▶ _PROMPT_
Repeat the records in full and exactly, omitting pictures.
### INFORMATION GIVEN ###
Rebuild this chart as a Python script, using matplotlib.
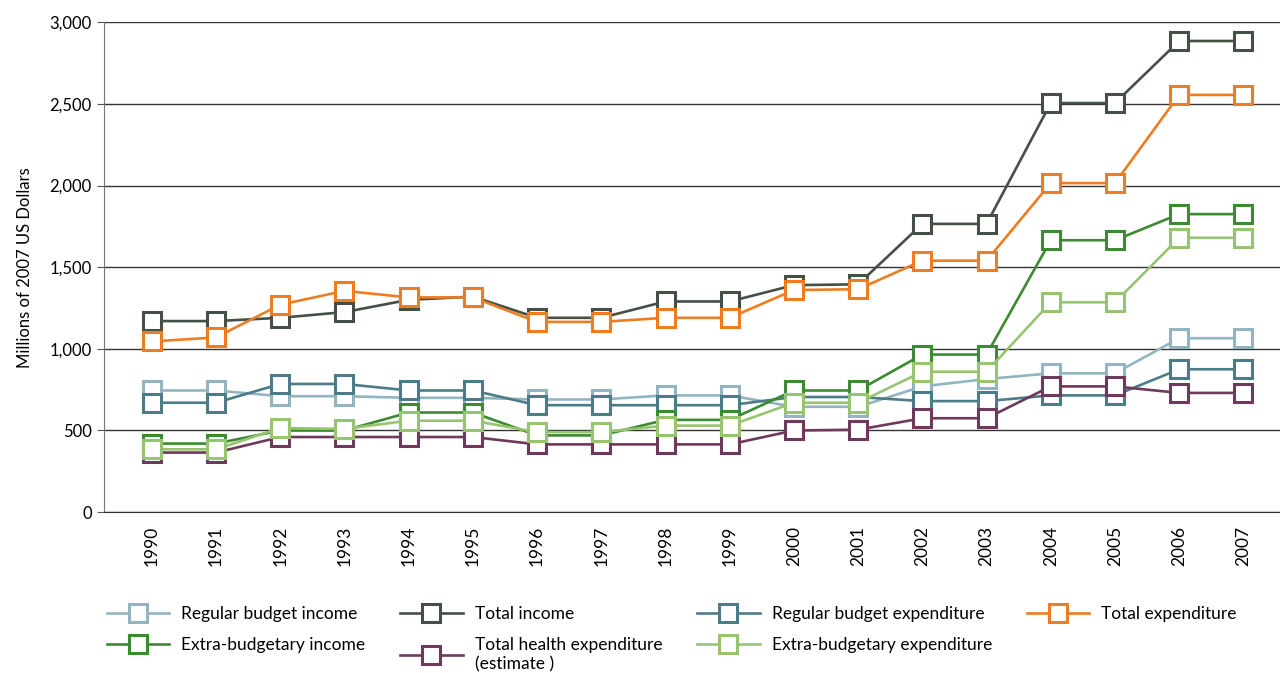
import matplotlib
matplotlib.use('Agg')
import matplotlib.pyplot as plt
from matplotlib.ticker import FuncFormatter

plt.rcParams['font.family'] = ['Lato', 'DejaVu Sans']

years = list(range(1990, 2008))

# series values, millions of 2007 US dollars
regular_income = [745, 745, 710, 710, 700, 700, 690, 690, 715, 715, 645, 645, 770, 815, 850, 850, 1065, 1065]
total_income = [1170, 1170, 1190, 1225, 1300, 1320, 1190, 1190, 1290, 1290, 1390, 1395, 1765, 1765, 2505, 2505, 2885, 2885]
regular_exp = [670, 670, 785, 785, 745, 745, 655, 655, 655, 655, 705, 705, 680, 680, 715, 715, 875, 875]
total_exp = [1045, 1070, 1270, 1355, 1315, 1315, 1165, 1165, 1190, 1190, 1360, 1365, 1540, 1540, 2015, 2015, 2555, 2555]
extra_income = [420, 420, 500, 500, 610, 610, 470, 470, 565, 565, 745, 745, 965, 965, 1665, 1665, 1825, 1825]
health_exp = [365, 365, 460, 460, 460, 460, 415, 415, 415, 415, 500, 505, 575, 575, 770, 770, 730, 730]
extra_exp = [385, 385, 515, 510, 560, 560, 490, 490, 530, 530, 670, 670, 860, 860, 1285, 1285, 1680, 1680]

series = [
    ('Regular budget income', regular_income, '#93b5c1'),
    ('Total income', total_income, '#444f46'),
    ('Regular budget expenditure', regular_exp, '#4b7c87'),
    ('Total expenditure', total_exp, '#ee7d22'),
    ('Extra-budgetary income', extra_income, '#3b8b30'),
    ('Total health expenditure\n(estimate )', health_exp, '#6d3a5b'),
    ('Extra-budgetary expenditure', extra_exp, '#97c56f'),
]

fig = plt.figure(figsize=(12.8, 6.73), dpi=100)
ax = fig.add_axes([0.081, 0.239, 0.919, 0.728])

handles = {}
for name, vals, col in series:
    h, = ax.plot(years, vals, color=col, lw=1.9, marker='s', ms=12.5,
                 mfc='white', mec=col, mew=2.2, label=name)
    handles[name] = h

ax.set_ylim(0, 3000)
ax.set_xlim(1989.25, 2007.57)
ax.set_yticks(range(0, 3001, 500))
ax.yaxis.set_major_formatter(FuncFormatter(lambda v, p: '{:,.0f}'.format(v)))
ax.set_xticks(years)
ax.set_xticklabels([str(y) for y in years], rotation=90)
ax.tick_params(axis='x', length=0, pad=10, labelsize=12.5)
ax.tick_params(axis='y', length=5, color='#555555', labelsize=12)
ax.grid(axis='y', color='#333333', lw=1)
ax.set_axisbelow(True)
for s in ['top', 'right']:
    ax.spines[s].set_visible(False)
ax.spines['left'].set_color('#777777')
ax.spines['bottom'].set_color('#333333')
ax.set_ylabel('Millions of 2007 US Dollars', fontsize=12, labelpad=12)

# legend: matplotlib fills column-wise
order = [0, 4, 1, 5, 2, 6, 3]
hs = [handles[series[i][0]] for i in order]
fig.legend(hs, [series[i][0] for i in order], ncol=4, loc='upper left',
           bbox_to_anchor=(0.071, 0.123), frameon=False, fontsize=12.5,
           handlelength=3.6, handletextpad=0.7, columnspacing=2.0,
           labelspacing=0.9)

fig.savefig('out.png', dpi=100)
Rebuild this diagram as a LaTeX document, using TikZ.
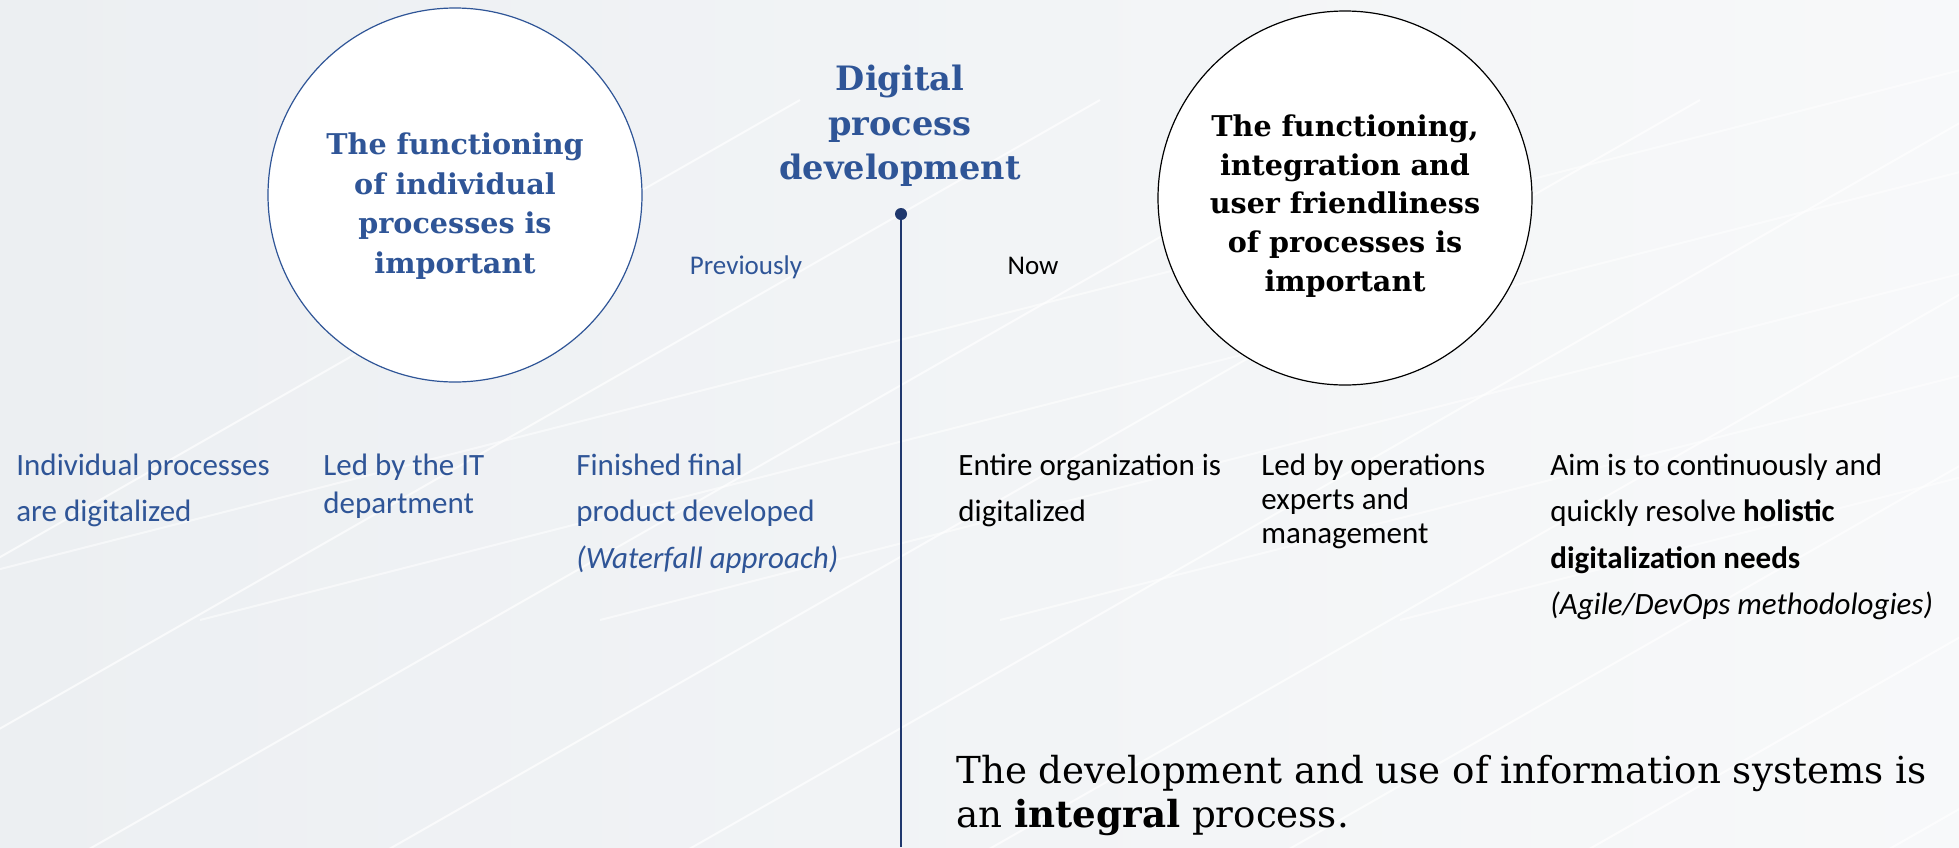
\documentclass[tikz,border=0pt]{standalone}
\usepackage{fontspec}
\setmainfont{DejaVu Serif}
\newfontfamily\calfont{Carlito}
\definecolor{txtblue}{RGB}{47,85,151}
\definecolor{navy}{RGB}{32,56,110}
\definecolor{bgc}{RGB}{236,239,242}
\newcommand\mystrut{\rule{0pt}{13pt}}
\newcommand\bigstrut{\rule{0pt}{15pt}}
\tikzset{
  bodytxt/.style={font=\calfont\fontsize{15.5}{23.25}\selectfont, anchor=north west, inner sep=0pt, align=left},
  prevtxt/.style={bodytxt, text=txtblue},
  nowtxt/.style={bodytxt, text=black},
  bigcircle/.style={circle, minimum size=187pt, inner sep=0pt, fill=white, line width=0.6pt},
  circtxt/.style={font=\bfseries\fontsize{14.3}{19.8}\selectfont, align=center, inner sep=0pt},
  bgline/.style={white, opacity=0.7, line width=1pt},
}
\begin{document}
\begin{tikzpicture}[x=0.5pt,y=-0.5pt]
\useasboundingbox (0,0) rectangle (1959,847);
\shade[left color=bgc, right color=bgc!40!white] (0,0) rectangle (1959,847);
% faint background texture
\begin{scope}
\clip (0,0) rectangle (1959,847);
\foreach \s in {-600,-300,0,300,600,900,1200,1500,1800,2100}{
  \draw[bgline] (\s,900) -- ++(1400,-800);
}
\foreach \s in {-200,200,600,1000,1400}{
  \draw[white, opacity=0.55, line width=1pt] (\s,620) -- ++(2200,-560);
}
\end{scope}

% circles
\node[bigcircle, draw=txtblue] (lc) at (455,195) {};
\node[circtxt, text=txtblue] (lct) at (455,206) {The functioning\\of individual\\processes is\\important};
\node[bigcircle, draw=black] (rc) at (1345,198) {};
\node[circtxt, text=black, font=\bfseries\fontsize{14.3}{19.3}\selectfont] (rct) at (1345,206) {The functioning,\\integration and\\user friendliness\\of processes is\\important};

% title and axis
\node[font=\bfseries\fontsize{16.8}{22.2}\selectfont, text=txtblue, align=center, inner sep=0pt] (title) at (900,126) {Digital\\process\\development};
\node[circle, fill=navy, minimum size=6pt, inner sep=0pt] (dot) at (901,214) {};
\coordinate (axisend) at (901,847);
\draw[navy, line width=0.8pt] (dot.center) -- (axisend);

\node[font=\calfont\fontsize{13.5}{16}\selectfont, text=txtblue, anchor=base, inner sep=0pt] (prev) at (746,274) {Previously};
\node[font=\calfont\fontsize{13.5}{16}\selectfont, text=black, anchor=base, inner sep=0pt] (now) at (1033,274) {Now};

% previously items
\node[prevtxt] (p1) at (16,449) {\mystrut Individual processes\\are digitalized};
\node[prevtxt, font=\calfont\fontsize{15.5}{19}\selectfont] (p2) at (323,449) {\mystrut Led by the IT\\department};
\node[prevtxt] (p3) at (576,449) {\mystrut Finished final\\product developed\\\textit{(Waterfall approach)}};

% now items
\node[nowtxt] (n1) at (958,449) {\mystrut Entire organization is\\digitalized};
\node[nowtxt, font=\calfont\fontsize{15.5}{17}\selectfont] (n2) at (1261,449) {\mystrut Led by operations\\experts and\\management};
\node[nowtxt] (n3) at (1550,449) {\mystrut Aim is to continuously and\\quickly resolve \textbf{holistic}\\\textbf{digitalization needs}\\\textit{(Agile/DevOps methodologies)}};

% conclusion
\node[font=\fontsize{18.6}{22}\selectfont, text=black, anchor=north west, inner sep=0pt, align=left] (concl) at (956,753) {\bigstrut The development and use of information systems is\\an \textbf{integral} process.};
\end{tikzpicture}
\end{document}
###
▶ _CORRECT RESULT_
Rebuild this chart as a Python script, using matplotlib.
import matplotlib
matplotlib.use('Agg')
import matplotlib.pyplot as plt
from matplotlib.ticker import FuncFormatter

plt.rcParams['font.family'] = ['Lato', 'DejaVu Sans']

years = list(range(1990, 2008))

# series values, millions of 2007 US dollars
regular_income = [745, 745, 710, 710, 700, 700, 690, 690, 715, 715, 645, 645, 770, 815, 850, 850, 1065, 1065]
total_income = [1170, 1170, 1190, 1225, 1300, 1320, 1190, 1190, 1290, 1290, 1390, 1395, 1765, 1765, 2505, 2505, 2885, 2885]
regular_exp = [670, 670, 785, 785, 745, 745, 655, 655, 655, 655, 705, 705, 680, 680, 715, 715, 875, 875]
total_exp = [1045, 1070, 1270, 1355, 1315, 1315, 1165, 1165, 1190, 1190, 1360, 1365, 1540, 1540, 2015, 2015, 2555, 2555]
extra_income = [420, 420, 500, 500, 610, 610, 470, 470, 565, 565, 745, 745, 965, 965, 1665, 1665, 1825, 1825]
health_exp = [365, 365, 460, 460, 460, 460, 415, 415, 415, 415, 500, 505, 575, 575, 770, 770, 730, 730]
extra_exp = [385, 385, 515, 510, 560, 560, 490, 490, 530, 530, 670, 670, 860, 860, 1285, 1285, 1680, 1680]

series = [
    ('Regular budget income', regular_income, '#93b5c1'),
    ('Total income', total_income, '#444f46'),
    ('Regular budget expenditure', regular_exp, '#4b7c87'),
    ('Total expenditure', total_exp, '#ee7d22'),
    ('Extra-budgetary income', extra_income, '#3b8b30'),
    ('Total health expenditure\n(estimate )', health_exp, '#6d3a5b'),
    ('Extra-budgetary expenditure', extra_exp, '#97c56f'),
]

fig = plt.figure(figsize=(12.8, 6.73), dpi=100)
ax = fig.add_axes([0.081, 0.239, 0.919, 0.728])

handles = {}
for name, vals, col in series:
    h, = ax.plot(years, vals, color=col, lw=1.9, marker='s', ms=12.5,
                 mfc='white', mec=col, mew=2.2, label=name)
    handles[name] = h

ax.set_ylim(0, 3000)
ax.set_xlim(1989.25, 2007.57)
ax.set_yticks(range(0, 3001, 500))
ax.yaxis.set_major_formatter(FuncFormatter(lambda v, p: '{:,.0f}'.format(v)))
ax.set_xticks(years)
ax.set_xticklabels([str(y) for y in years], rotation=90)
ax.tick_params(axis='x', length=0, pad=10, labelsize=12.5)
ax.tick_params(axis='y', length=5, color='#555555', labelsize=12)
ax.grid(axis='y', color='#333333', lw=1)
ax.set_axisbelow(True)
for s in ['top', 'right']:
    ax.spines[s].set_visible(False)
ax.spines['left'].set_color('#777777')
ax.spines['bottom'].set_color('#333333')
ax.set_ylabel('Millions of 2007 US Dollars', fontsize=12, labelpad=12)

# legend: matplotlib fills column-wise
order = [0, 4, 1, 5, 2, 6, 3]
hs = [handles[series[i][0]] for i in order]
fig.legend(hs, [series[i][0] for i in order], ncol=4, loc='upper left',
           bbox_to_anchor=(0.071, 0.123), frameon=False, fontsize=12.5,
           handlelength=3.6, handletextpad=0.7, columnspacing=2.0,
           labelspacing=0.9)

fig.savefig('out.png', dpi=100)
Rebuild this diagram as a LaTeX document, using TikZ.
\documentclass[tikz,border=0pt]{standalone}
\usepackage{fontspec}
\setmainfont{DejaVu Serif}
\newfontfamily\calfont{Carlito}
\definecolor{txtblue}{RGB}{47,85,151}
\definecolor{navy}{RGB}{32,56,110}
\definecolor{bgc}{RGB}{236,239,242}
\newcommand\mystrut{\rule{0pt}{13pt}}
\newcommand\bigstrut{\rule{0pt}{15pt}}
\tikzset{
  bodytxt/.style={font=\calfont\fontsize{15.5}{23.25}\selectfont, anchor=north west, inner sep=0pt, align=left},
  prevtxt/.style={bodytxt, text=txtblue},
  nowtxt/.style={bodytxt, text=black},
  bigcircle/.style={circle, minimum size=187pt, inner sep=0pt, fill=white, line width=0.6pt},
  circtxt/.style={font=\bfseries\fontsize{14.3}{19.8}\selectfont, align=center, inner sep=0pt},
  bgline/.style={white, opacity=0.7, line width=1pt},
}
\begin{document}
\begin{tikzpicture}[x=0.5pt,y=-0.5pt]
\useasboundingbox (0,0) rectangle (1959,847);
\shade[left color=bgc, right color=bgc!40!white] (0,0) rectangle (1959,847);
% faint background texture
\begin{scope}
\clip (0,0) rectangle (1959,847);
\foreach \s in {-600,-300,0,300,600,900,1200,1500,1800,2100}{
  \draw[bgline] (\s,900) -- ++(1400,-800);
}
\foreach \s in {-200,200,600,1000,1400}{
  \draw[white, opacity=0.55, line width=1pt] (\s,620) -- ++(2200,-560);
}
\end{scope}

% circles
\node[bigcircle, draw=txtblue] (lc) at (455,195) {};
\node[circtxt, text=txtblue] (lct) at (455,206) {The functioning\\of individual\\processes is\\important};
\node[bigcircle, draw=black] (rc) at (1345,198) {};
\node[circtxt, text=black, font=\bfseries\fontsize{14.3}{19.3}\selectfont] (rct) at (1345,206) {The functioning,\\integration and\\user friendliness\\of processes is\\important};

% title and axis
\node[font=\bfseries\fontsize{16.8}{22.2}\selectfont, text=txtblue, align=center, inner sep=0pt] (title) at (900,126) {Digital\\process\\development};
\node[circle, fill=navy, minimum size=6pt, inner sep=0pt] (dot) at (901,214) {};
\coordinate (axisend) at (901,847);
\draw[navy, line width=0.8pt] (dot.center) -- (axisend);

\node[font=\calfont\fontsize{13.5}{16}\selectfont, text=txtblue, anchor=base, inner sep=0pt] (prev) at (746,274) {Previously};
\node[font=\calfont\fontsize{13.5}{16}\selectfont, text=black, anchor=base, inner sep=0pt] (now) at (1033,274) {Now};

% previously items
\node[prevtxt] (p1) at (16,449) {\mystrut Individual processes\\are digitalized};
\node[prevtxt, font=\calfont\fontsize{15.5}{19}\selectfont] (p2) at (323,449) {\mystrut Led by the IT\\department};
\node[prevtxt] (p3) at (576,449) {\mystrut Finished final\\product developed\\\textit{(Waterfall approach)}};

% now items
\node[nowtxt] (n1) at (958,449) {\mystrut Entire organization is\\digitalized};
\node[nowtxt, font=\calfont\fontsize{15.5}{17}\selectfont] (n2) at (1261,449) {\mystrut Led by operations\\experts and\\management};
\node[nowtxt] (n3) at (1550,449) {\mystrut Aim is to continuously and\\quickly resolve \textbf{holistic}\\\textbf{digitalization needs}\\\textit{(Agile/DevOps methodologies)}};

% conclusion
\node[font=\fontsize{18.6}{22}\selectfont, text=black, anchor=north west, inner sep=0pt, align=left] (concl) at (956,753) {\bigstrut The development and use of information systems is\\an \textbf{integral} process.};
\end{tikzpicture}
\end{document}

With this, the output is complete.